Be assured that there
is also plenty of room for this terrific ensemble to dance up a virtual cyclone
under the expert lighting designed by Jeff Croiter.
Perhaps
because it has no famous (not yet) names to extol, no book, no discernible
structure or continuity or point of view, this celebration of songs all by
Jerry Leiber and Mike Stoller is a very unusual kind of entertainment. But it
is also more than a valentine to the composing team, as it has the heart of
something much bigger, more invigorating and satisfying than many of the more bloated
high-tech productions now on Broadway.
I
don’t know that the show’s director/choreographer Joshua Bergasse has done to give his performers the unstoppable and un-dimishing
energy that is maintained during the show but I hope it’s legal. Without
let-up, except to change the mood, the performers group and regroup to sing and
dance and humorously cavort to practically the entire (???) canon of songs by
the successful and prolific team who once provided massive hits for Peggy Lee,
the Coasters, Big Mama Thornton and of course, Elvis Presley (“Hound Dog,” “Jailhouse
Rock”.)
Admirers
of Leiber and Stoller will no doubt feel twinges of nostalgia. Purists may also
feel their favorites are a bit compromised by their reinterpretation or something like that. So
what. Who cares? They all sounded great
to these ears and my eyes were treated to watching great performers giving
their all to every song whether doing solo or as part of the ensemble.
The
most familiar songs “Kansas City,” “Fools Fall in Love,” and “On Broadway” had
the audience in a state of rapture while the lesser (there really aren’t any) ones
often commanded cheering....not a bad thing.

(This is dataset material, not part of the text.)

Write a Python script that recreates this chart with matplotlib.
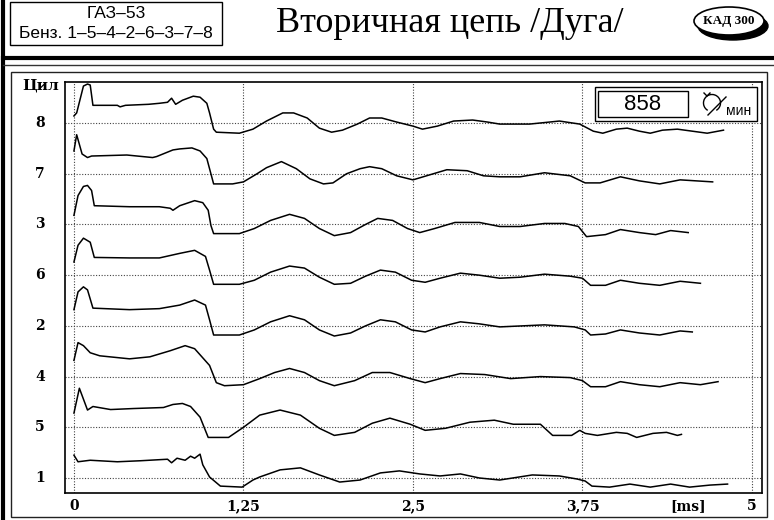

When was the last time you saw a musical in
which every song in it filled you with joy and made you want more. I guess I should single out each of the
thirteen performers and the almost forty numbers in which they stood out...but I’ll
mention just a few I felt were most memorable. I’m giving a shout-out to Dwayne
Cooper and Dionne D. Figgins for their comical and sultry “Don Juan;” Jelani
Remy for making “Jailhouse Rock” an acrobatic show-stopper; zaftig Alysha Umphress
emphasizing the “evil” in “Trouble;” Blonde bombshell Emma Degerstedt doing her
best to “Teach Me How to Shimmy.”
The
dancing throughout was sensational, particularly the sensually interpreted “Spanish
Harlem.” A good point to mention the beautiful costumes designed by Alejo
Vietti. The moving bandstand put the musicians in the light a few times but
they really shone with a dazzling “Dueling Pianos.” Individually the singers, that
included Nicole Vanessa Ortiz, Kyle Taylor Parker, and Max Sangerman, also
stood again and again as did John Edwards with his dramatically stunning “I Who
Have Nothing.” I’ll conclude saying this
is a show that has everything. You need a story? Make one up.